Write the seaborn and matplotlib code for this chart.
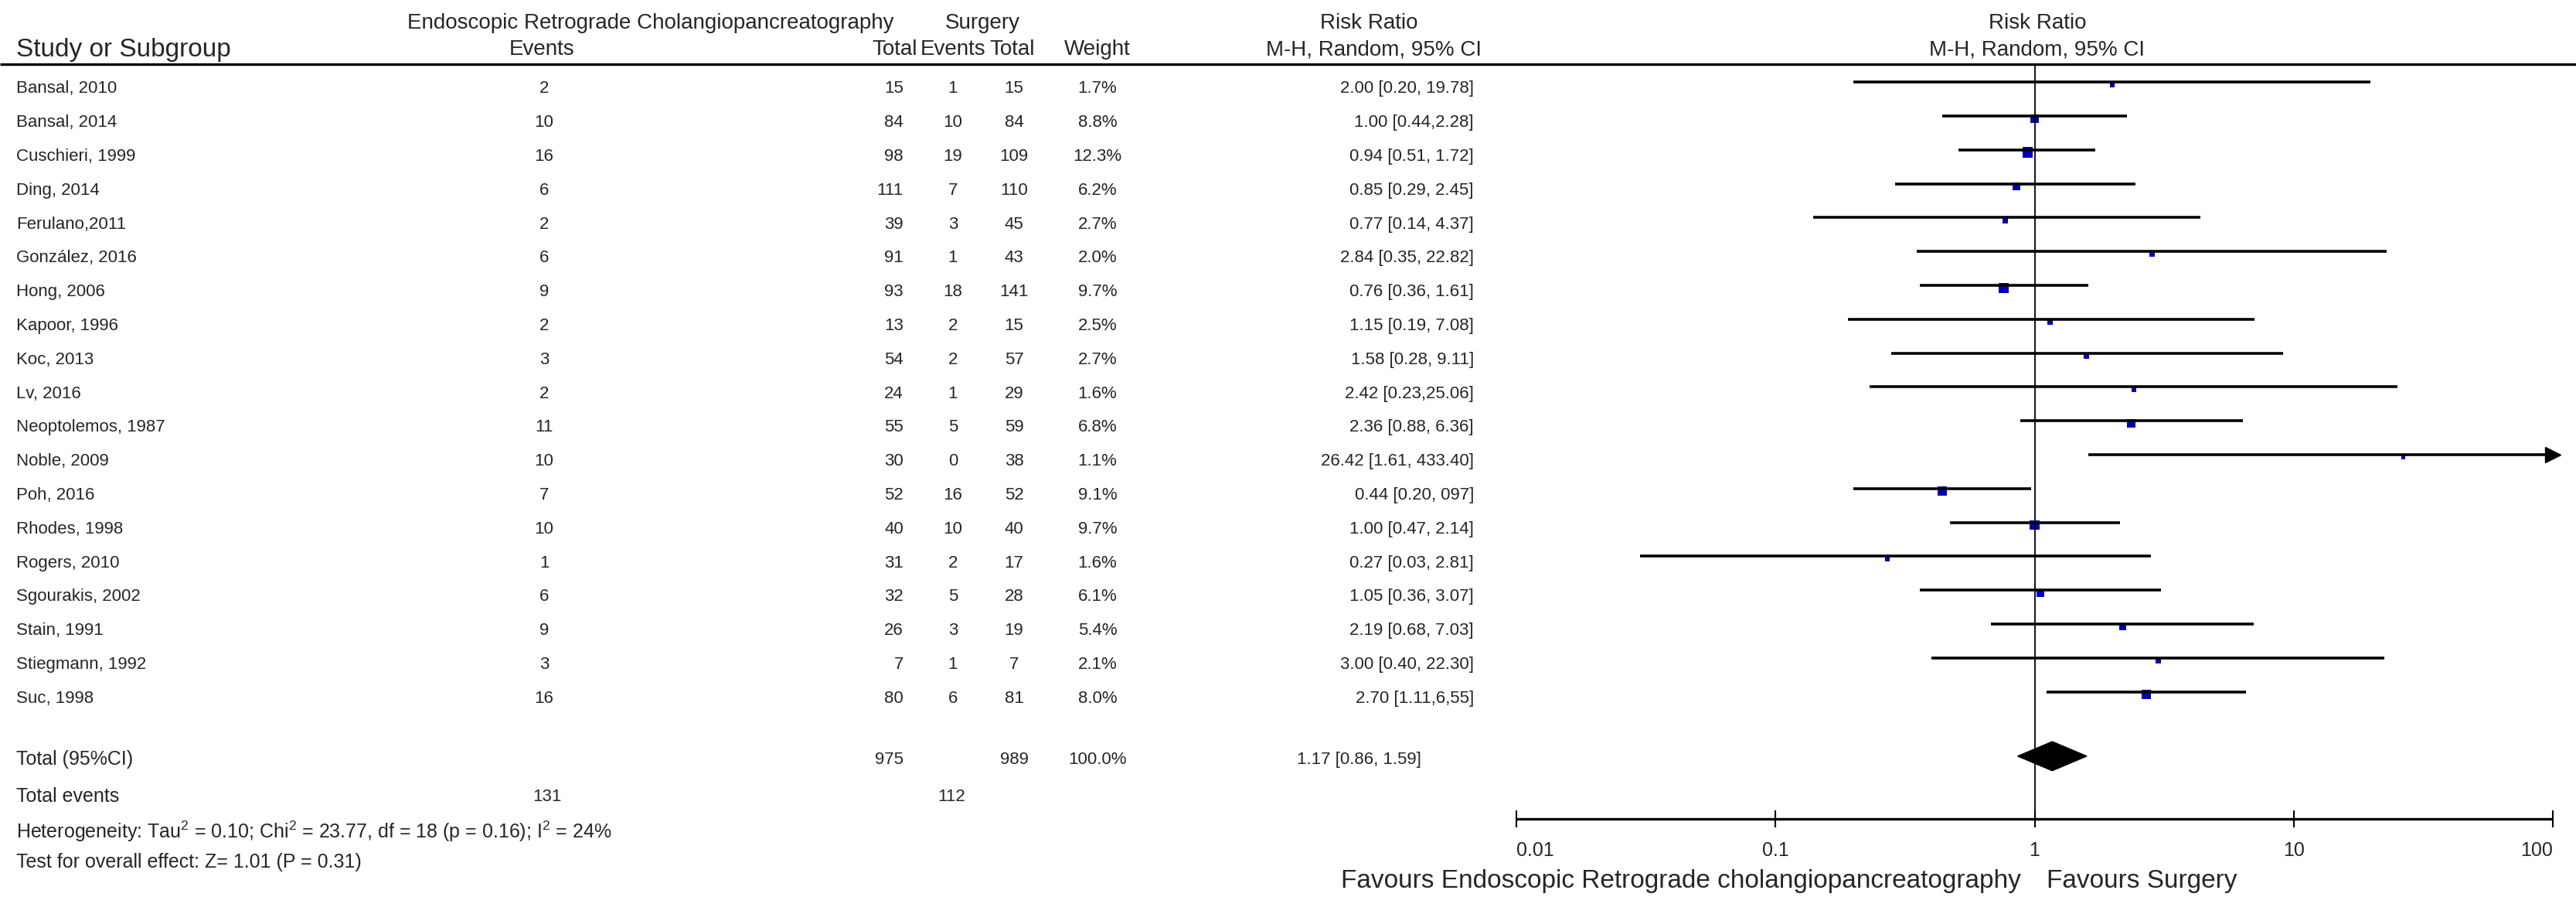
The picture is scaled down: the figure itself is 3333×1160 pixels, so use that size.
import numpy as np
import pandas as pd
import matplotlib
matplotlib.use("Agg")
import matplotlib.pyplot as plt
import seaborn as sns

sns.set_style("white")
plt.rcParams['font.family'] = ['Liberation Sans', 'DejaVu Sans']
plt.rcParams['mathtext.fontset'] = 'custom'
plt.rcParams['mathtext.rm'] = 'Liberation Sans'

studies = ["Bansal, 2010", "Bansal, 2014", "Cuschieri, 1999", "Ding, 2014", "Ferulano,2011",
           "González, 2016", "Hong, 2006", "Kapoor, 1996", "Koc, 2013", "Lv, 2016",
           "Neoptolemos, 1987", "Noble, 2009", "Poh, 2016", "Rhodes, 1998", "Rogers, 2010",
           "Sgourakis, 2002", "Stain, 1991", "Stiegmann, 1992", "Suc, 1998"]
ercp_events = [2, 10, 16, 6, 2, 6, 9, 2, 3, 2, 11, 10, 7, 10, 1, 6, 9, 3, 16]
ercp_total = [15, 84, 98, 111, 39, 91, 93, 13, 54, 24, 55, 30, 52, 40, 31, 32, 26, 7, 80]
surg_events = [1, 10, 19, 7, 3, 1, 18, 2, 2, 1, 5, 0, 16, 10, 2, 5, 3, 1, 6]
surg_total = [15, 84, 109, 110, 45, 43, 141, 15, 57, 29, 59, 38, 52, 40, 17, 28, 19, 7, 81]
weights = [1.7, 8.8, 12.3, 6.2, 2.7, 2.0, 9.7, 2.5, 2.7, 1.6, 6.8, 1.1, 9.1, 9.7, 1.6, 6.1, 5.4, 2.1, 8.0]
rr = [2.00, 1.00, 0.94, 0.85, 0.77, 2.84, 0.76, 1.15, 1.58, 2.42, 2.36, 26.42, 0.44, 1.00, 0.27,
      1.05, 2.19, 3.00, 2.70]
ci_low = [0.20, 0.44, 0.51, 0.29, 0.14, 0.35, 0.36, 0.19, 0.28, 0.23, 0.88, 1.61, 0.20, 0.47, 0.03,
          0.36, 0.68, 0.40, 1.11]
ci_high = [19.78, 2.28, 1.72, 2.45, 4.37, 22.82, 1.61, 7.08, 9.11, 25.06, 6.36, 433.40, 0.97, 2.14,
           2.81, 3.07, 7.03, 22.30, 6.55]
rr_labels = ["2.00 [0.20, 19.78]", "1.00 [0.44,2.28]", "0.94 [0.51, 1.72]", "0.85 [0.29, 2.45]",
             "0.77 [0.14, 4.37]", "2.84 [0.35, 22.82]", "0.76 [0.36, 1.61]", "1.15 [0.19, 7.08]",
             "1.58 [0.28, 9.11]", "2.42 [0.23,25.06]", "2.36 [0.88, 6.36]", "26.42 [1.61, 433.40]",
             "0.44 [0.20, 097]", "1.00 [0.47, 2.14]", "0.27 [0.03, 2.81]", "1.05 [0.36, 3.07]",
             "2.19 [0.68, 7.03]", "3.00 [0.40, 22.30]", "2.70 [1.11,6,55]"]

total_rr, total_low, total_high = 1.17, 0.86, 1.59
total_label = "1.17 [0.86, 1.59]"
total_n = [975, 989]
total_events = [131, 112]
axis_ticks = [0.01, 0.1, 1, 10, 100]
axis_labels = ["0.01", "0.1", "1", "10", "100"]

W, H = 3333, 1160
row0, step = 115, 43.8
ytop, ybot = -row0 / step, (H - row0) / step

fig = plt.figure(figsize=(W / 100, H / 100), dpi=100)

tab = fig.add_axes([0, 0, 1, 1])
tab.set_xlim(0, W)
tab.set_ylim(ybot, ytop)
tab.axis('off')

x_left, x_right = 1962, 3303
forest = fig.add_axes([x_left / W, 0, (x_right - x_left) / W, 1])
forest.set_xscale('log')
forest.set_xlim(0.01, 100)
forest.set_ylim(ybot, ytop)
forest.axis('off')

fs_head, fs_row, fs_foot, fs_fav = 20, 16, 18, 24
header_y1, header_y2, line_y = -1.94, -1.16, -0.72
y_total, y_events, y_het, y_test = 19.8, 20.9, 21.93, 22.83
axis_y = 21.55

# header
tab.text(842, header_y1, "Endoscopic Retrograde Cholangiopancreatography", ha='center', va='center', fontsize=fs_head)
tab.text(1271, header_y1, "Surgery", ha='center', va='center', fontsize=fs_head)
tab.text(1771, header_y1, "Risk Ratio", ha='center', va='center', fontsize=fs_head)
tab.text(2636, header_y1, "Risk Ratio", ha='center', va='center', fontsize=fs_head)
tab.text(21, header_y2, "Study or Subgroup", ha='left', va='center', fontsize=24)
for x, s in [(701, "Events"), (1158, "Total"), (1233, "Events"), (1310, "Total"), (1420, "Weight"),
             (1777, "M-H, Random, 95% CI"), (2636, "M-H, Random, 95% CI")]:
    tab.text(x, header_y2, s, ha='center', va='center', fontsize=fs_head)
tab.hlines(line_y, 0, W, color='black', lw=2.4)

# study rows
for i, name in enumerate(studies):
    tab.text(21, i, name, ha='left', va='center', fontsize=fs_row)
    tab.text(704, i, str(ercp_events[i]), ha='center', va='center', fontsize=fs_row)
    tab.text(1169, i, str(ercp_total[i]), ha='right', va='center', fontsize=fs_row)
    tab.text(1233, i, str(surg_events[i]), ha='center', va='center', fontsize=fs_row)
    tab.text(1312, i, str(surg_total[i]), ha='center', va='center', fontsize=fs_row)
    tab.text(1420, i, f"{weights[i]:.1f}%", ha='center', va='center', fontsize=fs_row)
    tab.text(1907, i, rr_labels[i], ha='right', va='center', fontsize=fs_row)

# totals
tab.text(21, y_total, "Total (95%CI)", ha='left', va='center', fontsize=fs_foot)
tab.text(1169, y_total, str(total_n[0]), ha='right', va='center', fontsize=fs_row)
tab.text(1312, y_total, str(total_n[1]), ha='center', va='center', fontsize=fs_row)
tab.text(1420, y_total, "100.0%", ha='center', va='center', fontsize=fs_row)
tab.text(1758, y_total, total_label, ha='center', va='center', fontsize=fs_row)
tab.text(21, y_events, "Total events", ha='left', va='center', fontsize=fs_foot)
tab.text(708, y_events, str(total_events[0]), ha='center', va='center', fontsize=fs_row)
tab.text(1231, y_events, str(total_events[1]), ha='center', va='center', fontsize=fs_row)
tab.text(21, y_het, r"Heterogeneity: Tau$^2$ = 0.10; Chi$^2$ = 23.77, df = 18 (p = 0.16); I$^2$ = 24%",
         ha='left', va='center', fontsize=fs_foot)
tab.text(21, y_test, "Test for overall effect: Z= 1.01 (P = 0.31)", ha='left', va='center', fontsize=fs_foot)

# forest plot
df = pd.DataFrame({"rr": rr, "lo": ci_low, "hi": np.minimum(ci_high, 100), "w": weights,
                   "row": np.arange(len(studies))})
forest.vlines(1, line_y, axis_y, color='black', lw=1.3)
forest.hlines(df["row"] - 0.2, df["lo"], df["hi"], color='black', lw=2.6)
over = df[np.array(ci_high) > 100]
forest.plot(over["hi"], over["row"] - 0.2, marker='>', color='black', ms=15, ls='none', clip_on=False)
sns.scatterplot(data=df.assign(yy=df["row"] - 0.12), x="rr", y="yy", size="w", sizes=(14, 100),
                size_norm=(1.1, 12.3), marker='s', color='#0000B4', linewidth=0, legend=False,
                ax=forest)
forest.fill([total_low, total_rr, total_high, total_rr],
            [y_total - 0.1, y_total - 0.53, y_total - 0.1, y_total + 0.33], color='black')

# axis
forest.hlines(axis_y, 0.01, 100, color='black', lw=2.4)
forest.vlines(axis_ticks, axis_y - 0.25, axis_y + 0.25, color='black', lw=1.5, clip_on=False)
aligns = ['left', 'center', 'center', 'center', 'right']
for t, lab, a in zip(axis_ticks, axis_labels, aligns):
    forest.text(t, 22.5, lab, ha=a, va='center', fontsize=18)
tab.text(2615, 23.4, "Favours Endoscopic Retrograde cholangiopancreatography", ha='right', va='center',
         fontsize=fs_fav)
tab.text(2648, 23.4, "Favours Surgery", ha='left', va='center', fontsize=fs_fav)

fig.savefig("out.png", dpi=100)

### WHAT YOU HAVE TO DO
Gather each line of the listing containing the word "matplotlib" and show it.

### THE RESPONSE
Write the seaborn and matplotlib code for this chart.
import matplotlib
matplotlib.use("Agg")
import matplotlib.pyplot as plt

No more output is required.